## Required task:
Copy word for word the line containing "Clone this diagram in TikZ." together with all lines following it to the end of the listing below, without the pictures.

## Data to process:
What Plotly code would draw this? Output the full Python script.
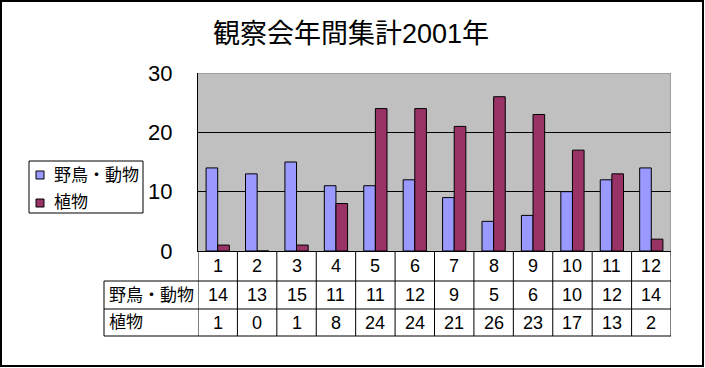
import plotly.graph_objects as go

# ---- data ----
months = [1, 2, 3, 4, 5, 6, 7, 8, 9, 10, 11, 12]
series_names = ["野鳥・動物", "植物"]
birds_animals = [14, 13, 15, 11, 11, 12, 9, 5, 6, 10, 12, 14]
plants = [1, 0, 1, 8, 24, 24, 21, 26, 23, 17, 13, 2]
y_ticks = [0, 10, 20, 30]
title_text = "観察会年間集計2001年"

W, H = 705, 368
FONT = "Liberation Sans, Arial, Noto Sans CJK JP, sans-serif"
C_BLUE = "#9999FF"
C_MAROON = "#993366"


def px(x):
    return x / W


def py(y):
    return 1 - y / H


PL, PR, PT, PB = 198, 671, 73, 251  # plot area in pixels
ROW1, ROW2, ROW3 = 281, 309, 336    # table row bottoms
TL = 104                             # table left edge

fig = go.Figure()
fig.add_trace(go.Bar(x=months, y=birds_animals, name=series_names[0],
                     marker=dict(color=C_BLUE, line=dict(color="black", width=1))))
fig.add_trace(go.Bar(x=months, y=plants, name=series_names[1],
                     marker=dict(color=C_MAROON, line=dict(color="black", width=1))))

shapes = []
# outer border
shapes.append(dict(type="rect", xref="paper", yref="paper",
                   x0=px(1), x1=px(703), y0=py(1), y1=py(366),
                   line=dict(color="black", width=2), layer="below"))
# gray top / right plot border
shapes.append(dict(type="line", xref="x", yref="y", x0=0.5, x1=12.5, y0=30, y1=30,
                   line=dict(color="#808080", width=1)))
shapes.append(dict(type="line", xref="x", yref="y", x0=12.5, x1=12.5, y0=0, y1=30,
                   line=dict(color="#808080", width=1)))
# table horizontal lines
for yy in (ROW1, ROW2, ROW3):
    shapes.append(dict(type="line", xref="paper", yref="paper",
                       x0=px(TL), x1=px(PR), y0=py(yy), y1=py(yy),
                       line=dict(color="black", width=1)))
# table vertical lines at category boundaries
for i in range(len(months) + 1):
    shapes.append(dict(type="line", xref="x", yref="paper",
                       x0=0.5 + i, x1=0.5 + i, y0=py(PB), y1=py(ROW3),
                       line=dict(color="black", width=1)))
shapes.append(dict(type="line", xref="paper", yref="paper",
                   x0=px(TL), x1=px(TL), y0=py(ROW1), y1=py(ROW3),
                   line=dict(color="black", width=1)))

# manual legend
shapes.append(dict(type="rect", xref="paper", yref="paper",
                   x0=px(29), x1=px(143), y0=py(161), y1=py(213),
                   line=dict(color="black", width=1), fillcolor="white"))
for yc, col in ((175, C_BLUE), (203, C_MAROON)):
    shapes.append(dict(type="rect", xref="paper", yref="paper",
                       x0=px(36), x1=px(44), y0=py(yc - 4), y1=py(yc + 4),
                       line=dict(color="black", width=1), fillcolor=col))

annotations = []
for name, yc in zip(series_names, (175, 203)):
    annotations.append(dict(text=name, xref="paper", yref="paper", x=px(52), y=py(yc),
                            xanchor="left", yanchor="middle", showarrow=False,
                            font=dict(size=17, color="black", family=FONT)))

# table text
row_centers = [(PB + ROW1) / 2, (ROW1 + ROW2) / 2, (ROW2 + ROW3) / 2]
for m in months:
    annotations.append(dict(text=str(m), xref="x", yref="paper", x=m, y=py(row_centers[0]),
                            xanchor="center", yanchor="middle", showarrow=False,
                            font=dict(size=18, color="black", family=FONT)))
for vals, yc in ((birds_animals, row_centers[1]), (plants, row_centers[2])):
    for m, v in zip(months, vals):
        annotations.append(dict(text=str(v), xref="x", yref="paper", x=m, y=py(yc),
                                xanchor="center", yanchor="middle", showarrow=False,
                                font=dict(size=18, color="black", family=FONT)))
for name, yc in zip(series_names, row_centers[1:]):
    annotations.append(dict(text=name, xref="paper", yref="paper", x=px(TL + 3), y=py(yc),
                            xanchor="left", yanchor="middle", showarrow=False,
                            font=dict(size=17, color="black", family=FONT)))

fig.update_layout(
    width=W, height=H, autosize=False,
    margin=dict(l=0, r=0, t=0, b=0, pad=0),
    paper_bgcolor="white", plot_bgcolor="#C0C0C0",
    showlegend=False,
    barmode="group", bargap=0.41, bargroupgap=0,
    title=dict(text=title_text, x=px(351), y=py(34), xanchor="center", yanchor="middle",
               font=dict(size=27, color="black", family=FONT)),
    xaxis=dict(domain=[px(PL), px(PR)], range=[0.5, 12.5], showticklabels=False,
               showgrid=False, zeroline=False, showline=True, linecolor="black",
               linewidth=1, ticks="", automargin=False),
    yaxis=dict(domain=[py(PB), py(PT)], range=[0, 30], tickvals=y_ticks,
               showgrid=True, gridcolor="black", gridwidth=1, zeroline=False,
               showline=True, linecolor="black", linewidth=1,
               ticks="inside", ticklen=7, tickcolor="black",
               ticklabelstandoff=20, automargin=False,
               tickfont=dict(size=22, color="black", family=FONT)),
    shapes=shapes, annotations=annotations,
)

fig.write_html("out.html", config={"displayModeBar": False},
               post_script="document.body.style.margin='0';document.body.style.overflow='hidden';")
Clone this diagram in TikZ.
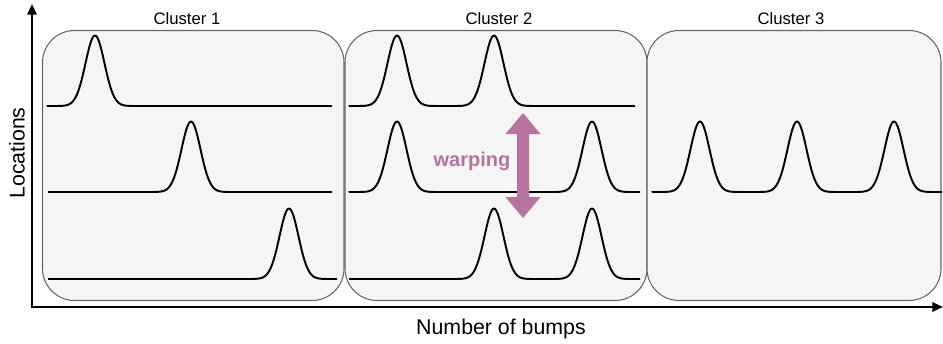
\documentclass[tikz,border=0pt]{standalone}
\usepackage{fontspec}
\setmainfont{Liberation Sans}
\usetikzlibrary{arrows.meta}
\definecolor{boxfill}{HTML}{F5F5F5}
\definecolor{boxline}{HTML}{666666}
\definecolor{warp}{HTML}{B5739D}
\tikzset{
  cluster/.style={draw=boxline, fill=boxfill, line width=0.8pt, rounded corners=24pt},
  curve/.style={line width=1.45pt, black, line join=round},
  axis/.style={line width=1.6pt, -{Triangle[length=8pt,width=7pt]}},
  title/.style={font=\fontsize{12.5}{14}\selectfont},
  axlabel/.style={font=\fontsize{16}{18}\selectfont},
  bp/.style 2 args={insert path={-- plot[domain=-48:48,samples=97] ({#1+(\x)},{#2-70.5*exp(-((\x)/9.5)^2/2)})}},
}
\begin{document}
\begin{tikzpicture}[x=0.75pt,y=-0.75pt]
\useasboundingbox (0,0) rectangle (943,343);
% cluster boxes
\path[cluster] (42.5,30.5) rectangle (344,300.5);
\path[cluster] (345,30.5) rectangle (647,300.5);
\path[cluster] (647,30.5) rectangle (941,300.5);
\node[title] (c1) at (187,19) {Cluster 1};
\node[title] (c2) at (499,19) {Cluster 2};
\node[title] (c3) at (791,19) {Cluster 3};
% axes
\coordinate (o) at (32,307);
\coordinate (ytop) at (32,4);
\coordinate (xend) at (943,307);
\draw[axis] (o) -- (ytop);
\draw[axis] ([xshift=-0.6pt]o) -- (xend);
\node[axlabel, rotate=90] (yl) at (17,153) {Locations};
\node[axlabel] (xl) at (501,329) {Number of bumps};
% cluster 1
\draw[curve] (47,106) [bp={95}{106}] -- (332,106);
\draw[curve] (48,192) -- (143,192) [bp={191}{192}] -- (332,192);
\draw[curve] (48,279) [bp={289}{279}];
% cluster 2
\draw[curve] (349,106) [bp={397}{106}] [bp={494}{106}] -- (635,106);
\draw[curve] (349,192) [bp={397}{192}] -- (544,192) [bp={592}{192}];
\draw[curve] (349,279) -- (446,279) [bp={494}{279}] [bp={592}{279}];
% cluster 3
\draw[curve] (652,192) [bp={700}{192}] [bp={797}{192}] [bp={894}{192}];
% warping arrow
\fill[warp] (523,113) -- (540.5,134) -- (529,134) -- (529,197) -- (540.5,197) -- (523,218)
  -- (505.5,197) -- (517,197) -- (517,134) -- (505.5,134) -- cycle;
\node[text=warp, font=\bfseries\fontsize{15}{17}\selectfont] (w) at (472,161) {warping};
\end{tikzpicture}
\end{document}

## Solution for this exercise:
Clone this diagram in TikZ.
\documentclass[tikz,border=0pt]{standalone}
\usepackage{fontspec}
\setmainfont{Liberation Sans}
\usetikzlibrary{arrows.meta}
\definecolor{boxfill}{HTML}{F5F5F5}
\definecolor{boxline}{HTML}{666666}
\definecolor{warp}{HTML}{B5739D}
\tikzset{
  cluster/.style={draw=boxline, fill=boxfill, line width=0.8pt, rounded corners=24pt},
  curve/.style={line width=1.45pt, black, line join=round},
  axis/.style={line width=1.6pt, -{Triangle[length=8pt,width=7pt]}},
  title/.style={font=\fontsize{12.5}{14}\selectfont},
  axlabel/.style={font=\fontsize{16}{18}\selectfont},
  bp/.style 2 args={insert path={-- plot[domain=-48:48,samples=97] ({#1+(\x)},{#2-70.5*exp(-((\x)/9.5)^2/2)})}},
}
\begin{document}
\begin{tikzpicture}[x=0.75pt,y=-0.75pt]
\useasboundingbox (0,0) rectangle (943,343);
% cluster boxes
\path[cluster] (42.5,30.5) rectangle (344,300.5);
\path[cluster] (345,30.5) rectangle (647,300.5);
\path[cluster] (647,30.5) rectangle (941,300.5);
\node[title] (c1) at (187,19) {Cluster 1};
\node[title] (c2) at (499,19) {Cluster 2};
\node[title] (c3) at (791,19) {Cluster 3};
% axes
\coordinate (o) at (32,307);
\coordinate (ytop) at (32,4);
\coordinate (xend) at (943,307);
\draw[axis] (o) -- (ytop);
\draw[axis] ([xshift=-0.6pt]o) -- (xend);
\node[axlabel, rotate=90] (yl) at (17,153) {Locations};
\node[axlabel] (xl) at (501,329) {Number of bumps};
% cluster 1
\draw[curve] (47,106) [bp={95}{106}] -- (332,106);
\draw[curve] (48,192) -- (143,192) [bp={191}{192}] -- (332,192);
\draw[curve] (48,279) [bp={289}{279}];
% cluster 2
\draw[curve] (349,106) [bp={397}{106}] [bp={494}{106}] -- (635,106);
\draw[curve] (349,192) [bp={397}{192}] -- (544,192) [bp={592}{192}];
\draw[curve] (349,279) -- (446,279) [bp={494}{279}] [bp={592}{279}];
% cluster 3
\draw[curve] (652,192) [bp={700}{192}] [bp={797}{192}] [bp={894}{192}];
% warping arrow
\fill[warp] (523,113) -- (540.5,134) -- (529,134) -- (529,197) -- (540.5,197) -- (523,218)
  -- (505.5,197) -- (517,197) -- (517,134) -- (505.5,134) -- cycle;
\node[text=warp, font=\bfseries\fontsize{15}{17}\selectfont] (w) at (472,161) {warping};
\end{tikzpicture}
\end{document}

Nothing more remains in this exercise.